Quiescence is the child of temptation, a tea that crashes in like Dean Moriarty’s wild, unhinged laughter, a tea that halts time, that fills empty spaces with the substance of life.
It’s a spring harvest from cultivar B157, one of those rare works that appear once every four springs, refusing to exist in reflections, in mirrors, in repetition.
The wet leaves smell of frangipani and vanilla, laced with the almost milky notes typical of Taiwanese oolongs. It feels like it fell from a Liberty canvas, dried in the dawn sun of Los Angeles, back when the light was still golden and the air almost liquid.
It’s a hymn to creative impulse, to those destined to vanish, leaving behind only a trace, like perfume on a pillow, or a copy of Les Fleurs du mal forgotten on a veneered nightstand, underlined, underlined everywhere.

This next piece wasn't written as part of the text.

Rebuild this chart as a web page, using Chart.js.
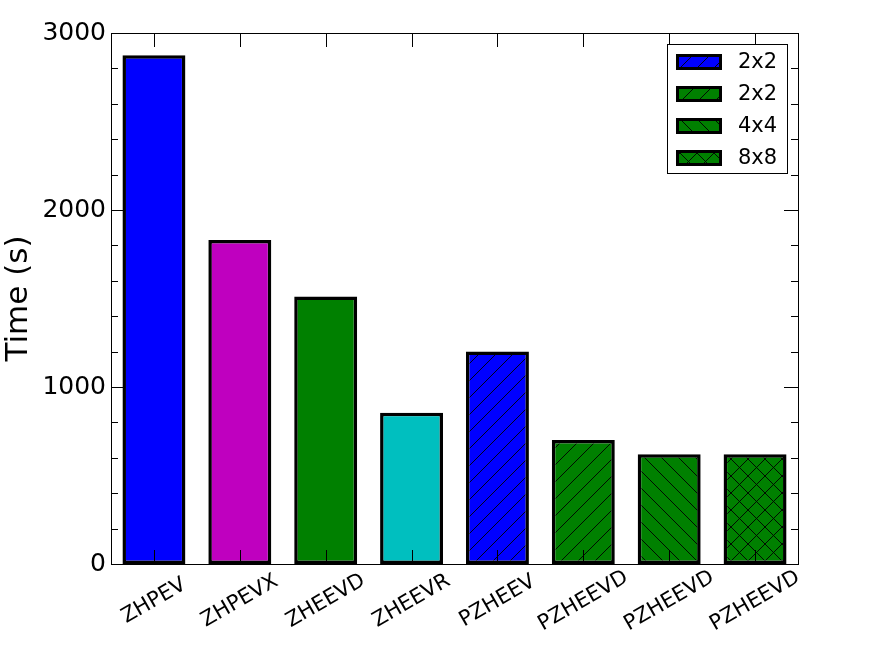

The sip is soft, pliant, sweet. It leaves a creamy, floral, almost cosmetic film on the tongue. You can sense the intent, the effort to craft an exceptional tea, every sharp edge softened like a minimalist organic vase. Its aromatic texture feels woven through an analytical, obsessive, surgical search for sensation.
Sweet notes surface, mango custard, whipped cream, a whisper of osmanthus water. It’s the ultrasound of a happy childhood memory, evaporating into something denser, more designed.
It lingers in the mouth, clinging to the palate, with a hauntingly familiar aftertaste of strawberry cream.
There’s a quiet sense of luxury in all of this.
It’s like stepping into a room decorated only in pale gold and French velvet, with bottles of Champagne scattered across the floor, where nothing is left to chance, and even the dust participates in the choreography.
It’s a layered, intentional experience. A reminder that 2025 is a truly remarkable year for Darjeeling.